Massimiliano Alajmo: «La cucina italiana patrimonio Unesco? Responsabilità per le nostre radici»
Lo chef stellato padovano: «Non viene riconosciuto un piatto, ma un momento vissuto attorno al tavolo. Dobbiamo insegnare e tramandare ai ragazzi un archivio di sensorialità»

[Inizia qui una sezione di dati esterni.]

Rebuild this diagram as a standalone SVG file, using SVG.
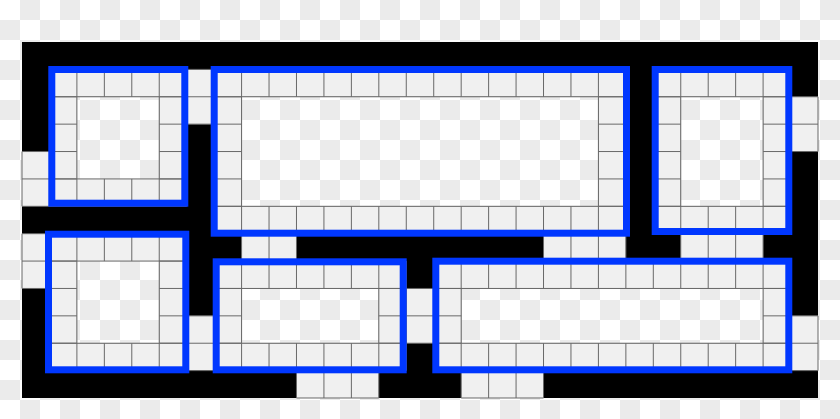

La cucina italiana è patrimonio dell’umanità Unesco, la prima al mondo a essere riconosciuta nella sua interezza. A deliberarlo, all’unanimità, è stato il comitato intergovernativo dell’Unesco, che si è riunito a New Delhi, in India. Il riconoscimento parla della cucina italiana come una “miscela culturale e sociale di tradizioni culinarie”: ma, nel concreto, che cosa comporta? Lo abbiamo chiesto a Massimiliano Alajmo, chef padovano, il più giovane di sempre ad aver ricevuto tre stelle Michelin.
Massimiliano Alajmo, che cosa cambia con questo riconoscimento?
«Innanzitutto, è una responsabilità. Più che una coccarda, è una presa di coscienza di ciò che è sono le cucine italiane. Nascono da sottrazione, mancanza, difficoltà: elementi che hanno portato a ingegno e creatività, che a loro volta hanno dato vita a una cultura. Se penso alla nostra terra, alla cultura contadina, ogni regione ha sicuramente lottato in povertà».
Quindi è un premio a un nostro modo di essere?
«Non solo. Ci sono state contaminazioni che hanno reso la nostra cucina esportabile, facendola parlare e dialogare anche con altre culture. Una commistione che continua ancora oggi: per questo il riconoscimento Unesco è un messaggio di grande bellezza, premia e riconosce l’Italia ma al contempo anche le altre culture».

Un’esaltazione delle radici, quindi.
«Oggi viviamo di un effetto per il quale la cucina si è impreziosita, ma le sue radici fondano sulla difficoltà, sulla miseria. Ma anche nel poco, non è mai mancato il desiderio di celebrare la tavola, il convivio, di condividere anche il poco. Anzi, di trovare il tanto nel poco».
Ma guardando al futuro?
«Che cosa cambia dipenderà da noi. Credo ci sia una responsabilità di proteggere, tutelare tutto il nostro comparto alimentare, la biodiversità che abbiamo in Italia. Ma anche difenderla all’estero, dai bluff che tentano di raccontarci in maniera errata. Questa è un’opportunità, per portare la cucina italiana anche alle nuove generazioni».
Come?
«Dobbiamo creare in un momento storico come questo una tavola che sia archivio di sensorialità, perché sia un elemento di studio per i nostri ragazzi. Per quanto viviamo in una società tecnologica, bisogna insegnare loro ad amplificare la loro dimensione interiore».
Qual è il messaggio?
«Condivisione e bellezza, questo portano con sé le cucine italiane. Non viene riconosciuto un piatto, ma un momento vissuto attorno al tavolo. Nelle nostre cucine c’è il fuoco, la pentola che bolle, colori. Penso anche ai modi che abbiamo di consumare il caffè: la massima espressione è l’espresso. La moka è un’altra genialità italiana, o il caffè alla napoletana un po’ più dimenticato: quel profumo in casa… lo si degusta ancora prima di berlo».

Il patron dell’Harry’s Bar Arrigo Cipriani, intanto, dice di non voler sembrare il solito “bastian contrario”, ma ritiene che non si possa “generalizzare” la cucina italiana così. Che cosa ne pensa?
«Non si può contraddire nel senso che è vero che il punto di congiunzione della nostra cucina sia la diversità. Ma è anche vero che questa stessa diversità è un matrimonio di culture e contaminazioni differenti. In questo momento, dobbiamo guardare a questo riconoscimento come un modo per raccontare in maniera consapevole il nostro percorso. Non è una cristallizzazione del presente, ciò che verrà dipende da noi».
Se pensiamo a un recente riconoscimento Unesco, quello delle Dolomiti, ha sollevato anche polemiche per aver generato overtourism.
«La chiave è che non ci deve essere opportunismo. Abbiamo la possibilità di avanzare in ricerca, studio, approfondimento, condivisione con altre civiltà. Quello che abbiamo ottenuto non è un primato rispetto ad altre culture, ogni identità ha la sua dignità e profondità. Anzi, questo riconoscimento parla un po’ a tutte le civiltà. La prima grande forma di tutto questo è una madre che nutre il proprio figlio: un concetto che si ripropone nella condivisione. Sono valori altissimi, che noi rappresentiamo nelle nostre tavole, ma che si rispecchiano anche in altre civiltà».